Given data.
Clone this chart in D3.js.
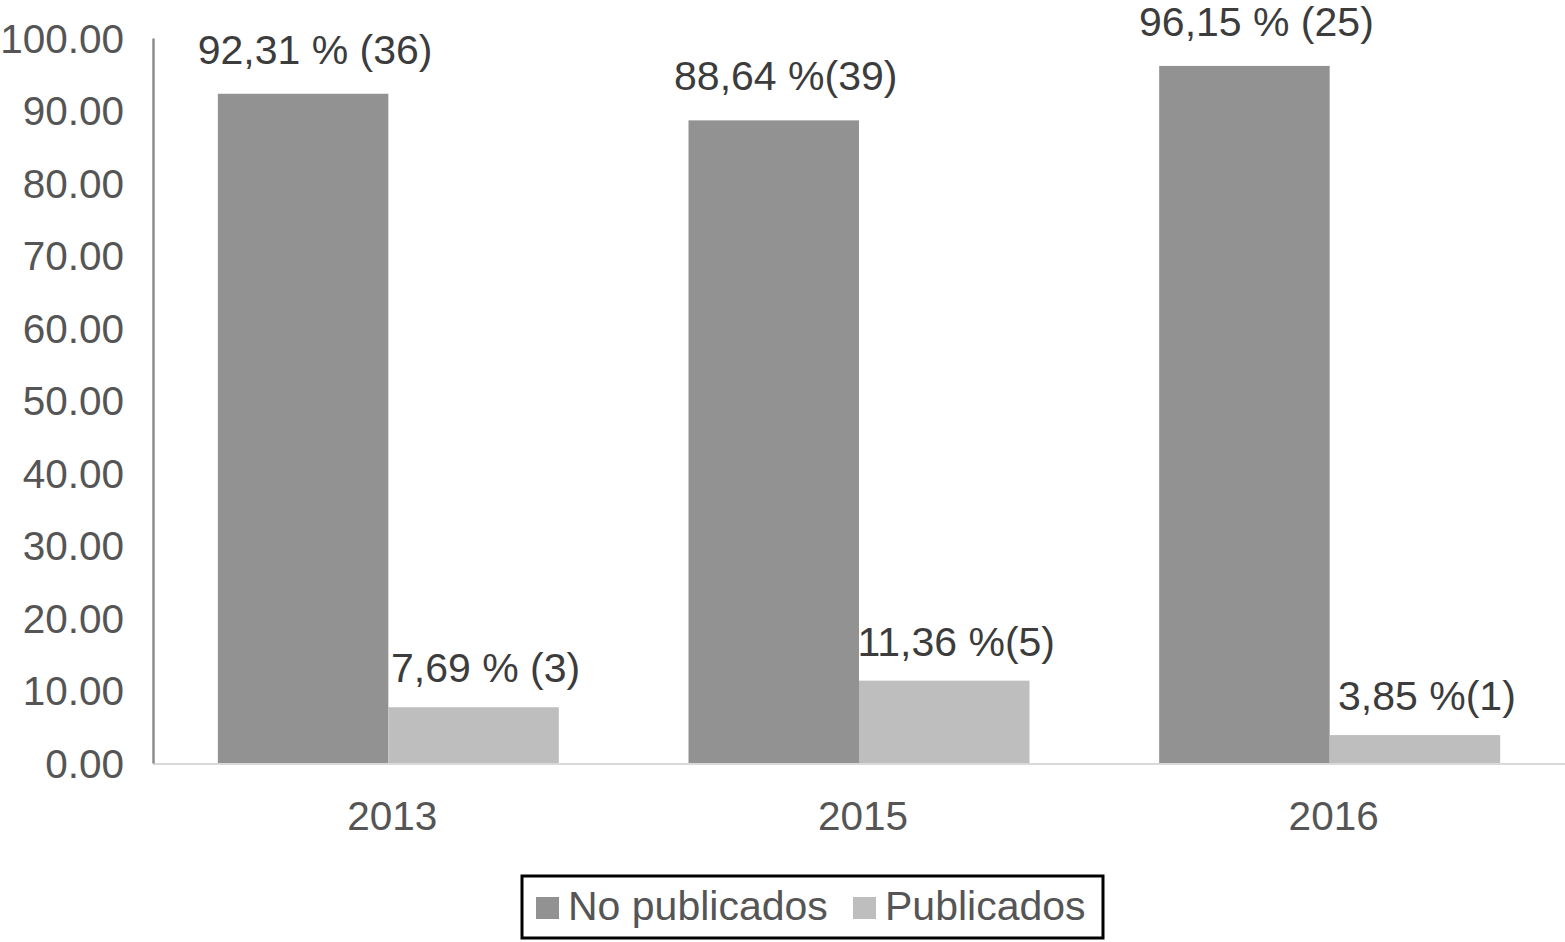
<!DOCTYPE html>
<html>
<head>
<meta charset="utf-8">
<script src="https://cdn.jsdelivr.net/npm/d3@7"></script>
<style>
  html, body { margin: 0; padding: 0; background: #fff; }
  svg { display: block; font-family: "Liberation Sans", Arial, Helvetica, sans-serif; }
</style>
</head>
<body>
<svg id="chart" width="1565" height="942"></svg>
<script>
const categories = ["2013", "2015", "2016"];
const seriesNames = ["No publicados", "Publicados"];
const noPublicados = [92.31, 88.64, 96.15];
const publicados = [7.69, 11.36, 3.85];
const labelsNoPub = ["92,31 % (36)", "88,64 %(39)", "96,15 % (25)"];
const labelsPub = ["7,69 % (3)", "11,36 %(5)", "3,85 %(1)"];
const yTicks = [0, 10, 20, 30, 40, 50, 60, 70, 80, 90, 100];
const colors = ["#929292", "#bebebe"];

const svg = d3.select("#chart");
const mLeft = 153, mRight = 1565, mTop = 38, mBottom = 763;

const x0 = d3.scaleBand().domain(categories).range([mLeft, mRight]).paddingInner(0.2755).paddingOuter(0.2755 / 2);
const x1 = d3.scaleBand().domain(seriesNames).range([0, x0.bandwidth()]).padding(0);
const y = d3.scaleLinear().domain([0, 100]).range([mBottom, mTop]);

const series = [noPublicados, publicados];
const labels = [labelsNoPub, labelsPub];

// bars
seriesNames.forEach((s, si) => {
  svg.append("g").selectAll("rect")
    .data(categories)
    .join("rect")
    .attr("x", c => x0(c) + x1(s))
    .attr("y", (c, i) => y(series[si][i]))
    .attr("width", x1.bandwidth())
    .attr("height", (c, i) => y(0) - y(series[si][i]))
    .attr("fill", colors[si]);
});

// x axis baseline
svg.append("line")
  .attr("x1", mLeft).attr("x2", mRight)
  .attr("y1", y(0) + 1).attr("y2", y(0) + 1)
  .attr("stroke", "#d9d9d9").attr("stroke-width", 2);

// y axis
const yAxis = d3.axisLeft(y).tickValues(yTicks).tickFormat(d3.format(".2f")).tickSize(0).tickPadding(29);
const gy = svg.append("g").attr("transform", `translate(${mLeft},0)`).call(yAxis);
gy.select(".domain").attr("stroke", "#8c8c8c").attr("stroke-width", 2.5);
gy.selectAll("text")
  .attr("font-size", 40.5).attr("fill", "#555")
  .attr("font-family", "Liberation Sans, Arial, sans-serif")
  .attr("dy", "0.35em");

// x axis labels
const xAxis = d3.axisBottom(x0).tickSize(0).tickPadding(38);
const gx = svg.append("g").attr("transform", `translate(0,${mBottom})`).call(xAxis);
gx.select(".domain").remove();
gx.selectAll("text")
  .attr("font-size", 40.5).attr("fill", "#555")
  .attr("font-family", "Liberation Sans, Arial, sans-serif")
  .attr("dx", 4);

// data labels
seriesNames.forEach((s, si) => {
  svg.append("g").selectAll("text")
    .data(categories)
    .join("text")
    .attr("x", c => x0(c) + x1(s) + x1.bandwidth() / 2 + 12)
    .attr("y", (c, i) => y(series[si][i]) - (si === 0 ? 30 : 25))
    .attr("text-anchor", "middle")
    .attr("font-size", 41)
    .attr("fill", "#3c3c3c")
    .text((c, i) => labels[si][i]);
});

// legend
const lg = svg.append("g");
lg.append("rect")
  .attr("x", 522).attr("y", 876).attr("width", 581).attr("height", 62)
  .attr("fill", "#fff").attr("stroke", "#000").attr("stroke-width", 3);
const legendX = [536, 853];
seriesNames.forEach((s, si) => {
  lg.append("rect")
    .attr("x", legendX[si]).attr("y", 897).attr("width", 23).attr("height", 22)
    .attr("fill", colors[si]);
  lg.append("text")
    .attr("x", legendX[si] + 32).attr("y", 920)
    .attr("font-size", 41).attr("fill", "#555")
    .text(s);
});
</script>
</body>
</html>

Challenge. Count every line bearing the word "chart"; report the total only.

In response. 3